Avusturya Halk Partisi (ÖVP) ile Yeşiller’in ortaklığındaki Avusturya hükümetinin Koronavirüs salgını karşısında aldığı önlemler ülke içindeki siyasal çevreler tarafından genel anlamda olumlu olarak görülmüştür. Bununla birlikte geçtiğimiz günlerde ülkenin en büyük telekomünikasyon işletmesi olan A1 Telekom Austria Group isimli şirketin 5,5 milyonu aşkın müşterisinin hareket bilgilerini hükümete verme kararı alması tartışmalara neden olmuştur. Aynı zamanda Avusturya devletinin de hissedarı olduğu ve Başbakan Sebastian Kurz’un güvendiği Thomas Arnoldner’in CEO olarak görev yaptığı şirketin elde edilen dataların anonimleştirilerek hükümete iletileceği şeklindeki savunması ise kimi uzmanlar tarafından gelecek dönemlerde uygulamaya konulacağı düşünülen kitle kontrolünün gizlenme çabası olarak nitelenmektedir. Aynı şekilde uygulamanın suistimale açık olduğu ve günün birinde cep telefonlarının elektronik kelepçe görevi görebileceği şeklindeki tespitler insan hak ve özgürlüklerinin kısıtlandığını göstermektedir. Yine bazı insan hakları kuruluşları devlet televizyonu ORF’yi Türkçe, Sırpça, Arapça, İngilizce, Fransızca, Rusça ve Farsça dillerinde de yayın yapmayarak bu ülkede yaşayan yüz binlerce göçmenin sağlığına gereken özeni göstermemekle suçlamaktadır.
-
Avusturya’nın Koronavirüs karşısındaki tutumunun AB’nin geleceğine etkisi olur mu?
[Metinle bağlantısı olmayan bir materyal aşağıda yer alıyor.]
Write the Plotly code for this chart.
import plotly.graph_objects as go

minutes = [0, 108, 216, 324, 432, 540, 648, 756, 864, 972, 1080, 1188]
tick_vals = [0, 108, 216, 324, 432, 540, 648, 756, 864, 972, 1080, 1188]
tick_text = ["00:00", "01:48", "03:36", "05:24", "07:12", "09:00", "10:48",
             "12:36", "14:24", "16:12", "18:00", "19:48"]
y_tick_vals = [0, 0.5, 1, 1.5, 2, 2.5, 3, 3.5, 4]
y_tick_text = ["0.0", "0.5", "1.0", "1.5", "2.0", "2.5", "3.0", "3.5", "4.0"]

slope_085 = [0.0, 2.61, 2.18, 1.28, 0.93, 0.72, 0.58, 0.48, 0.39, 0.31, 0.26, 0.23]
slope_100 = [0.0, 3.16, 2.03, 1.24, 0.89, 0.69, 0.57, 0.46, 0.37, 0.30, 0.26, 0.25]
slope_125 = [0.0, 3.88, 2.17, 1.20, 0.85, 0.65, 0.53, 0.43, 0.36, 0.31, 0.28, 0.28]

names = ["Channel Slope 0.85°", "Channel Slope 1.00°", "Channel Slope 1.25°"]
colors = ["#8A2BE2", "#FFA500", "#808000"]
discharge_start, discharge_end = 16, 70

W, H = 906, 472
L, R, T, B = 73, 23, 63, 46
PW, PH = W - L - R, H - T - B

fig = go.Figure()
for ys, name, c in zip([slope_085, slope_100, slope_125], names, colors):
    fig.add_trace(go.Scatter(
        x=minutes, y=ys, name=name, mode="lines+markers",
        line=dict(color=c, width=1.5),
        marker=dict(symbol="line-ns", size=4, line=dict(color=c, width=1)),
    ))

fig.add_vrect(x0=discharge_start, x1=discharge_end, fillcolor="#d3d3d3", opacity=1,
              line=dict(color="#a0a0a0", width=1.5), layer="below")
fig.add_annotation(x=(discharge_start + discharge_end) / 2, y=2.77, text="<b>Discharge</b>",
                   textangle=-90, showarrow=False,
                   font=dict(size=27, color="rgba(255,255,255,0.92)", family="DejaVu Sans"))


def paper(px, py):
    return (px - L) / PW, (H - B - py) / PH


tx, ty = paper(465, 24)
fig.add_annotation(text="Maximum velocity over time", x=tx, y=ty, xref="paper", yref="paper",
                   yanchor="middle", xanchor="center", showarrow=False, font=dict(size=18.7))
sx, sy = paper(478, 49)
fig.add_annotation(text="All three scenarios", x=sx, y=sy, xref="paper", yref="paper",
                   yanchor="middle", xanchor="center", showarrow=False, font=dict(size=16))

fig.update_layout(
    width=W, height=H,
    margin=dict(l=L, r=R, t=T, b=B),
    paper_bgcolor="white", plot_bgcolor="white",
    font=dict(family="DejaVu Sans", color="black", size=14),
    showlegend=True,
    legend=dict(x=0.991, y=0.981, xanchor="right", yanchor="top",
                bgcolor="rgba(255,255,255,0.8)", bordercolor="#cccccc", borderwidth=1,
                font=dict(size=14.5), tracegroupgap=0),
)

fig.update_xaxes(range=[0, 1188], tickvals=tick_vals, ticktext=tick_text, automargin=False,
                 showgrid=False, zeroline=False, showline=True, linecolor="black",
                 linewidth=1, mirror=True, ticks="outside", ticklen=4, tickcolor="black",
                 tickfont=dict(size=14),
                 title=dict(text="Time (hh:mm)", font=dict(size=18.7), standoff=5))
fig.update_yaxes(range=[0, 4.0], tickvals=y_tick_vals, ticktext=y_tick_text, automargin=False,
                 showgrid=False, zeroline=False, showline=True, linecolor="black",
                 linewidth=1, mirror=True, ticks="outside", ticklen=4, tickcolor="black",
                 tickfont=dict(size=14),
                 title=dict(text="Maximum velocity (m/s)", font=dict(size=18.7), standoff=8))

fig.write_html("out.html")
AB’nin mülteci sorununda yıllardır gözlemlediğimiz dağınıklık ve gerçek bir birlik olamama halini içinde bulunduğumuz dönemde daha da derinleştirdiğini söyleyebiliriz. Tıpkı mülteci sorununda olduğu gibi Avusturya da kendisi zor duruma düştüğünde AB dayanışmasını hatırlamış ve Birlik içerisinde diplomatik tartışmalara girmiştir. Özellikle Almanya’nın Koronavirüs önlemleri bağlamında koruyucu kıyafet ve maskelerin ihracını yasaklaması Avusturyalı yetkilileri oldukça rahatsız etmiştir. Başbakan Kurz’un “İşler ciddileşince Avrupa’da dayanışmanın işe yaramadığını da gördük” ifadesi oldukça dikkate şayandır. Bununla birlikte eli çok güçlü olmayan Avusturya’nın durumu olduğu gibi kabullenmekten başka yapabileceği bir şey de yoktur. Koronavirüs salgını, mülteci krizi gibi bundan sonra ortaya çıkacak her sorun –bundan önce de olduğu şekliyle– AB ülkelerini şu ikilemle karşı karşıya bırakacaktır; ya tek tek ulus devletler olarak sorunların üstesinden gelinemediği için AB olarak birlikte hareket edilmesi ya da her sorun karşısında her devletin kendi iktidar kaygıları ve ulusal çıkarlarına odaklanarak AB dayanışmasını umursamaması.